**Task requirements:** Retype the data exactly, from its first line to the line containing "reklamace = [107, 91, 87, 104, 166, 183, 231, 317]", including both, and skip any picture.
---------- Data block ----------
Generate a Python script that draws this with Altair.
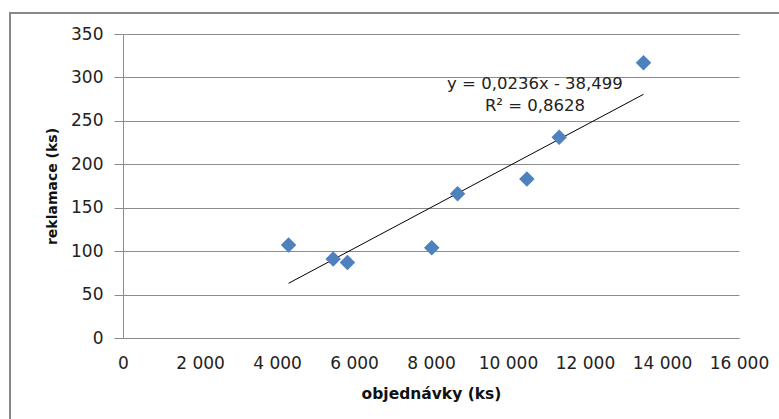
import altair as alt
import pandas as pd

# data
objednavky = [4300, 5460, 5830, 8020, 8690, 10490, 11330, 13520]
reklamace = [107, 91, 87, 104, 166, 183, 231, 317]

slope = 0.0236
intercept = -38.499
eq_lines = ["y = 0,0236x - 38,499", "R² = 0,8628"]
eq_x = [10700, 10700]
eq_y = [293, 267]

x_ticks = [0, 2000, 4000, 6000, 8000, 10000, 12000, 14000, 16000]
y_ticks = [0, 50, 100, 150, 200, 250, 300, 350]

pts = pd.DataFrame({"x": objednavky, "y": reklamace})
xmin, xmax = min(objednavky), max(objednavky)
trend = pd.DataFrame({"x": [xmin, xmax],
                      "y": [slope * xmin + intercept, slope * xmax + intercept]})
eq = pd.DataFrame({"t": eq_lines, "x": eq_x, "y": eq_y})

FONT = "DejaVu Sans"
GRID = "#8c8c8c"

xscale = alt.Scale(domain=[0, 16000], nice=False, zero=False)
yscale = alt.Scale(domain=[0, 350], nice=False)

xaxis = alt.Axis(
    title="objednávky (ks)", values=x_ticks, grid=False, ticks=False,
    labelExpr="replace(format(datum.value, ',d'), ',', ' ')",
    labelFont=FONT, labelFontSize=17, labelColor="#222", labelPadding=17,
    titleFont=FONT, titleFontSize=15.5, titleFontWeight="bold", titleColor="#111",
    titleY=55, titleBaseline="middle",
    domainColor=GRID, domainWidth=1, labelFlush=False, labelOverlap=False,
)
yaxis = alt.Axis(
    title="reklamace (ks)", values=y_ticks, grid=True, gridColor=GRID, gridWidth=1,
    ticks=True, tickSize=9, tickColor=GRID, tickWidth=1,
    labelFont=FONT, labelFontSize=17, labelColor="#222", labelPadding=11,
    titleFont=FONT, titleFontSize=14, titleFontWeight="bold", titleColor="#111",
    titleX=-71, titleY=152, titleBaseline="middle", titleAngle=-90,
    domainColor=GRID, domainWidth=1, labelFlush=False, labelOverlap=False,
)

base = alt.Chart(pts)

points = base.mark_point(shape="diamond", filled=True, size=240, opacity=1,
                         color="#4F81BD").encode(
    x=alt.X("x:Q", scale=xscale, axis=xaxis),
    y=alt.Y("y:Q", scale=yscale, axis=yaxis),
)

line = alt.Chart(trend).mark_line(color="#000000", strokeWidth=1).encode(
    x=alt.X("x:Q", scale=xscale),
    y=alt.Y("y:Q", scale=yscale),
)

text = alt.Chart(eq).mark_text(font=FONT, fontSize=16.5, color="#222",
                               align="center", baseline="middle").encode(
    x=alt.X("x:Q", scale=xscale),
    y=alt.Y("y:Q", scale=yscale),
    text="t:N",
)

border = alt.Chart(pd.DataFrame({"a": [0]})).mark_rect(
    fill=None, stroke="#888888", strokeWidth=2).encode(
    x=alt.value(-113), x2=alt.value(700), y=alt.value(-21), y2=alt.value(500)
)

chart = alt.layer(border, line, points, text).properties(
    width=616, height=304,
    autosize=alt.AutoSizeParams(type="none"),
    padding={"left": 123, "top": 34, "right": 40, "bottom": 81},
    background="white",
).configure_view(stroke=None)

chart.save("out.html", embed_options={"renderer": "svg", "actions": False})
----------
**Answer for the task:**
Generate a Python script that draws this with Altair.
import altair as alt
import pandas as pd

# data
objednavky = [4300, 5460, 5830, 8020, 8690, 10490, 11330, 13520]
reklamace = [107, 91, 87, 104, 166, 183, 231, 317]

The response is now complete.